The report, released this year, frames the challenge in stark terms.
"This moment in higher ed's history is defined not by a single shock, but by the cumulative weight of many," the authors write. "Political volatility, financial strain, demographic headwinds, and rapid advances in AI now reinforce one another, accelerating pressures that have been building for more than a decade."
What EAB describes as "upheaval on four fronts" — external accountability, financial sustainability, market relevance, and institutional agility — amounts to something more fundamental than a difficult stretch of budget cycles or enrollment fluctuations. The report argues that higher education's social contract with the public is being rewritten in real time, driven in large part by the Trump administration's aggressive scrutiny of campuses nationwide.
On the political front, the federal government has deployed policy, funding, and media pressure to push colleges toward compliance on issues ranging from DEI restrictions to new return-on-investment metrics.
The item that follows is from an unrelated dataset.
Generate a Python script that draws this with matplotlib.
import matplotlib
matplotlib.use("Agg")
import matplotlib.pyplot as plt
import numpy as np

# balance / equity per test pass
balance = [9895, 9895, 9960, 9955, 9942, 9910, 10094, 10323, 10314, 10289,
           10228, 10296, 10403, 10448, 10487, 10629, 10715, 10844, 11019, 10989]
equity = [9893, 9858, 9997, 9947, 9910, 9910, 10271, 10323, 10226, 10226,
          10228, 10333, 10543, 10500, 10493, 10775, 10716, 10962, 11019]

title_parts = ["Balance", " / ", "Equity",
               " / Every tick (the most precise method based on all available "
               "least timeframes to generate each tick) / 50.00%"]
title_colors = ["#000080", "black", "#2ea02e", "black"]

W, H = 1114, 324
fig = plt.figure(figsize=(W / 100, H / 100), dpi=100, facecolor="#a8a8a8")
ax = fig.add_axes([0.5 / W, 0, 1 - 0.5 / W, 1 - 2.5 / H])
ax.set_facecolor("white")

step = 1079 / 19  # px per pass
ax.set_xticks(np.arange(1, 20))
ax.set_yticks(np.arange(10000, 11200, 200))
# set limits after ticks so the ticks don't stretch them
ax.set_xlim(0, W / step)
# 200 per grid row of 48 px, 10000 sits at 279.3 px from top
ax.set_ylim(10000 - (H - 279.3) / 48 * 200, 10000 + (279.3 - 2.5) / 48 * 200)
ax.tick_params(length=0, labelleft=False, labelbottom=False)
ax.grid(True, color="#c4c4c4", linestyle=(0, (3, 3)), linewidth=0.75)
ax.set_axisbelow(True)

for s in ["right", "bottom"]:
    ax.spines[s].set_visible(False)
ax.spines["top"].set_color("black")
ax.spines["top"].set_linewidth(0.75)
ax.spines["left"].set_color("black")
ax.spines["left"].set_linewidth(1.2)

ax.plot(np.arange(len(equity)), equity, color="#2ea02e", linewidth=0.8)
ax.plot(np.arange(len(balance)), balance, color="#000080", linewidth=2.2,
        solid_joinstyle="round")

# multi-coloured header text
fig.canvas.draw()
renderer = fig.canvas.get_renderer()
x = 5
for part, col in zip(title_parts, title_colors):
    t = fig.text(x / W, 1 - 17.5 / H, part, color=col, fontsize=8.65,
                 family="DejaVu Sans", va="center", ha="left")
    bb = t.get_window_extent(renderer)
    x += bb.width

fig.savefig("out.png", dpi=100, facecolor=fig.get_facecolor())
State legislatures have followed suit, restricting academic freedom and expanding oversight of faculty and governance. The net effect, EAB argues, is a wholesale renegotiation of what institutions owe the public in exchange for federal and state support. The report describes this as "less about any single executive order or funding cut and more about a fundamental rewriting of higher ed's social contract — one that increasingly links federal support to ideological alignment and measurable economic return."
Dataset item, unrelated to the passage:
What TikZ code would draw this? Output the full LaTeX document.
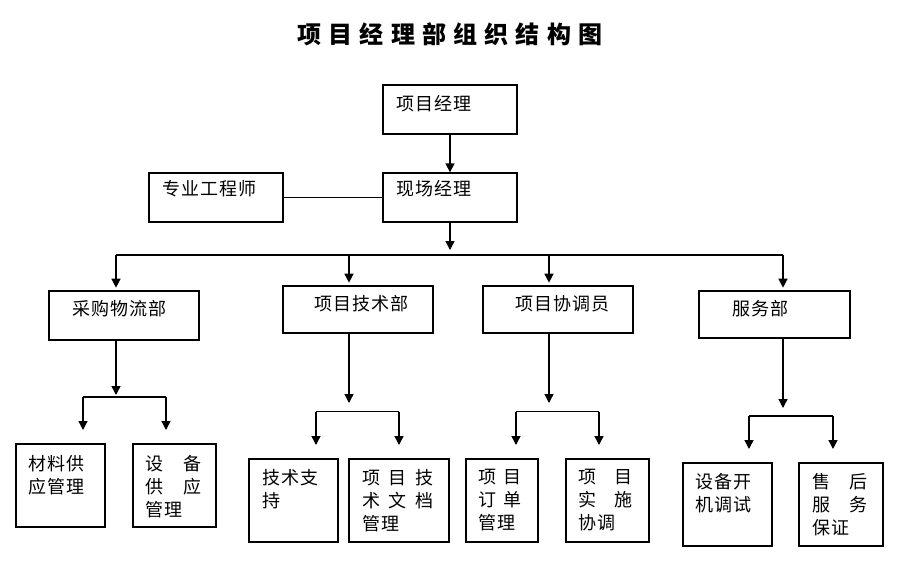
\documentclass[tikz,border=0pt]{standalone}
\usepackage{fontspec}
\usetikzlibrary{arrows.meta}
\newfontfamily\cjk{Noto Sans CJK SC}[LetterSpace=5]
\newfontfamily\cjktitle{Noto Sans CJK SC}[LetterSpace=30]

\begin{document}
\begin{tikzpicture}[x=0.75pt, y=-0.75pt,
  box/.style 2 args={draw, line width=1pt, inner sep=0pt, minimum width=#1*0.75pt, minimum height=#2*0.75pt},
  txt/.style={anchor=north west, inner sep=0pt, align=left, font=\cjk\fontsize{13.5}{17.25}\selectfont},
  ln/.style={line width=1pt},
  arr/.style={line width=1pt, -{Triangle[width=6.75pt, length=6.75pt]}}]
\useasboundingbox (0,0) rectangle (921,565);

\node[font=\cjktitle\bfseries\fontsize{18}{20}\selectfont] (title) at (450,34) {项目经理部组织结构图};

% top part
\node[box={134}{49}] (pm) at (450,109.5) {};
\node[box={134}{49}] (sm) at (450,197.5) {};
\node[box={134}{49}] (se) at (216,197.5) {};
\node[txt] (pm-t) at ([shift={(14,10.5)}]pm.north west) {项目经理};
\node[txt] (sm-t) at ([shift={(14,7.5)}]sm.north west) {现场经理};
\node[txt] (se-t) at ([shift={(14,7.5)}]se.north west) {专业工程师};

% departments
\node[box={150}{49}] (pu) at (124,315.5) {};
\node[box={150}{47}] (te) at (358,309.5) {};
\node[box={150}{47}] (co) at (558,309.5) {};
\node[box={151}{47}] (sv) at (774.5,314.5) {};
\node[txt] (pu-t) at ([shift={(24,9.5)}]pu.north west) {采购物流部};
\node[txt] (te-t) at ([shift={(32,9.5)}]te.north west) {项目技术部};
\node[txt] (co-t) at ([shift={(33,9.5)}]co.north west) {项目协调员};
\node[txt] (sv-t) at ([shift={(34,9.5)}]sv.north west) {服务部};

% bottom row
\node[box={89}{83}] (m1) at (60.5,485.5) {};
\node[box={83}{83}] (m2) at (174.5,485.5) {};
\node[box={89}{83}] (t1) at (293.5,500.5) {};
\node[box={100}{83}] (t2) at (399,500.5) {};
\node[box={72}{83}] (c1) at (502,500.5) {};
\node[box={83}{83}] (c2) at (607.5,500.5) {};
\node[box={89}{83}] (s1) at (727.5,504.5) {};
\node[box={84}{83}] (s2) at (841,504.5) {};
\node[txt] (m1-t) at ([shift={(13,11.5)}]m1.north west) {材料供\\应管理};
\node[txt, text width=42pt] (m2-t) at ([shift={(13,11.5)}]m2.north west) {设\hfill 备\\供\hfill 应\\管理};
\node[txt] (t1-t) at ([shift={(14,10.5)}]t1.north west) {技术支\\持};
\node[txt, text width=53pt] (t2-t) at ([shift={(14,10.5)}]t2.north west) {项\hfill 目\hfill 技\\术\hfill 文\hfill 档\\管理};
\node[txt, text width=32.3pt] (c1-t) at ([shift={(13,10.5)}]c1.north west) {项\hfill 目\\订\hfill 单\\管理};
\node[txt, text width=40.5pt] (c2-t) at ([shift={(13,10.5)}]c2.north west) {项\hfill 目\\实\hfill 施\\协调};
\node[txt] (s1-t) at ([shift={(13,10.5)}]s1.north west) {设备开\\机调试};
\node[txt, text width=41.3pt] (s2-t) at ([shift={(14,10.5)}]s2.north west) {售\hfill 后\\服\hfill 务\\保证};

% connectors
\draw[arr] (pm) -- (sm);
\draw[ln] (se) -- (sm);
\coordinate (hub) at (450,250);
\coordinate (dpu) at (116,255);
\coordinate (dte) at (349,255);
\coordinate (dco) at (549,255);
\coordinate (dsv) at (783,255);
\draw[arr] (sm.south) -- (hub);
\draw[ln] (dpu) -- (dsv);
\foreach \d in {pu,te,co,sv}{
  \draw[arr, shorten >=2pt] (d\d) -- (d\d |- \d.north);
}
\foreach \d/\x/\ya/\yb/\xl/\xr/\l/\r in {pu/116/395/397/83/166/m1/m2, te/349/403/411.7/316/399/t1/t2,
    co/549/403/411.7/516/599/c1/c2, sv/783/408/416/749/833/s1/s2}{
  \coordinate (k\d) at (\x,\ya);
  \coordinate (l\d) at (\xl,\yb);
  \coordinate (r\d) at (\xr,\yb);
  \draw[arr] (d\d |- \d.south) -- (k\d);
  \draw[ln] (l\d) -- (r\d);
  \draw[arr, shorten >=10pt] (l\d) -- (l\d |- \l.north);
  \draw[arr, shorten >=10pt] (r\d) -- (r\d |- \r.north);
}
\end{tikzpicture}
\end{document}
The financial picture is equally daunting. EAB introduces the phrase "synchronized compression" to describe a scenario where every major revenue stream and expense category face simultaneous pressure — a condition the traditional higher ed business model was simply never designed to withstand. Labor constitutes 56 percent of all institutional expenditures, with half dedicated to instruction alone, leaving leaders with little room to maneuver. Meanwhile, enrollment growth over the past decade has become highly concentrated among just 175 institutions — online giants, Ivy Plus universities, large urban publics, and state flagships — while more than 2,100 four-year institutions compete in a stagnant or shrinking market.
Affordability constraints are deepening the enrollment crisis. The report notes that only 1 in 100 high school graduates with SAT scores above 1200 can afford a private college without financial aid — a stunning figure that underscores the widening gap between college costs and household capacity. College-going rates among young men continue to fall, adding another demographic dimension to an already precarious situation.
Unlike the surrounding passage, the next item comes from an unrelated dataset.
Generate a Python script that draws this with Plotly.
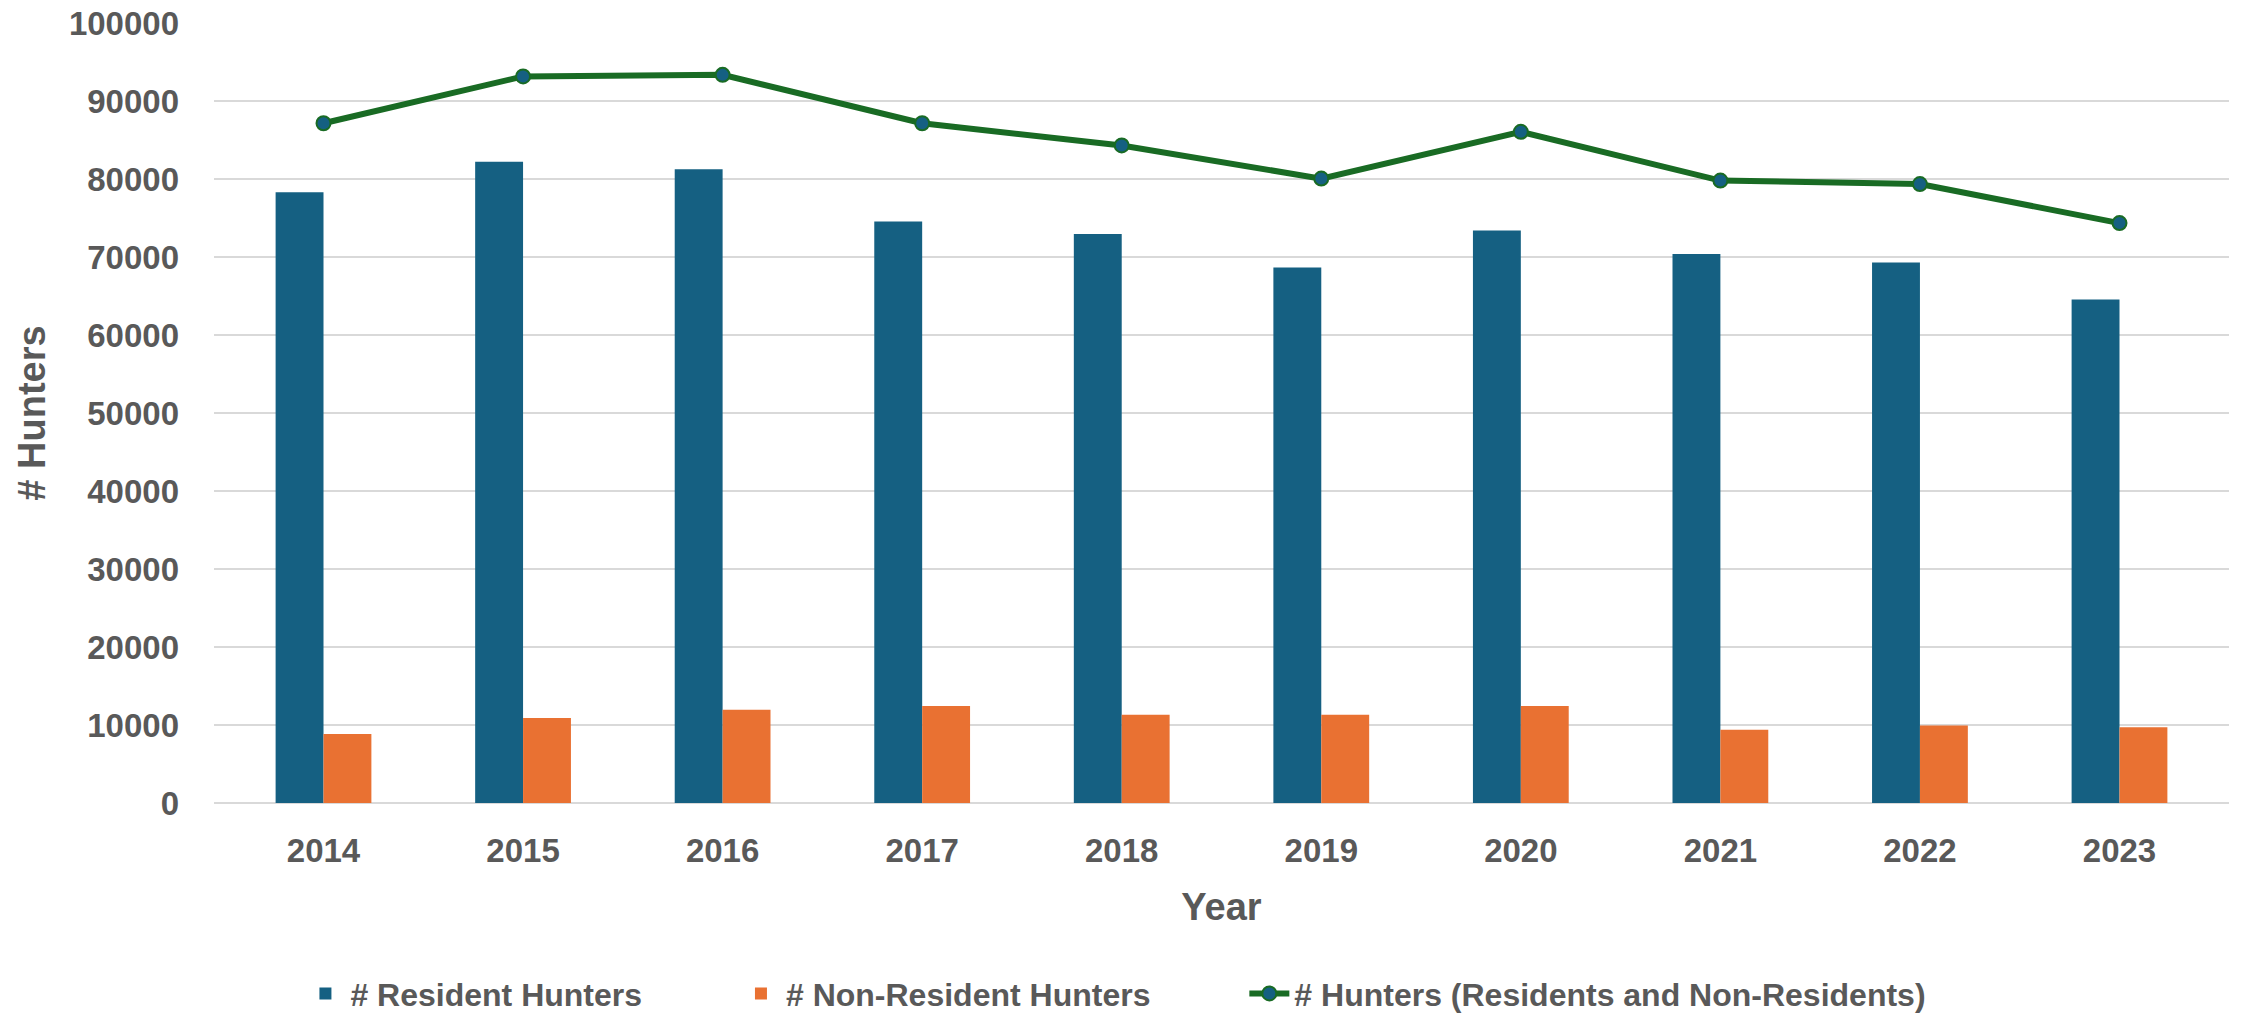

The third front involves market relevance in an AI-transformed economy. The report describes three converging forces: a generation of students arriving on campus less prepared academically and socially, a tightening labor market where more than half of new bachelor's degree recipients start out underemployed, and the rapid advance of artificial intelligence rewriting the nature of work itself. Since the launch of ChatGPT, junior-level positions have already begun declining relative to mid- and senior-level roles across 285,000 U.S. firms — evidence of what EAB calls the emergence of a "career diamond" structure that is squeezing out entry-level workers.
Yet the report resists pure pessimism. It argues that crisis and opportunity are moving together, and that institutions willing to act boldly can use this moment to reset priorities and rebuild public trust. For the authors, the path forward runs through transparency, accountability, and a willingness to make genuinely hard decisions — even unpopular ones.
To that end, EAB invokes a timeless piece of leadership wisdom from the late Rev. Theodore Hesburgh, the legendary Notre Dame president who led the university for 35 years: "Just ask what is the right decision … People, your people, will respect you … for doing what you thought right, even though they do not agree."
In an era when institutional leaders face votes of no confidence, faculty protests, and donor skepticism, that counsel may be easier cited than followed.
But as EAB makes plain, higher education has entered a period where delay itself carries a cost — and the luxury of incrementalism no longer exists.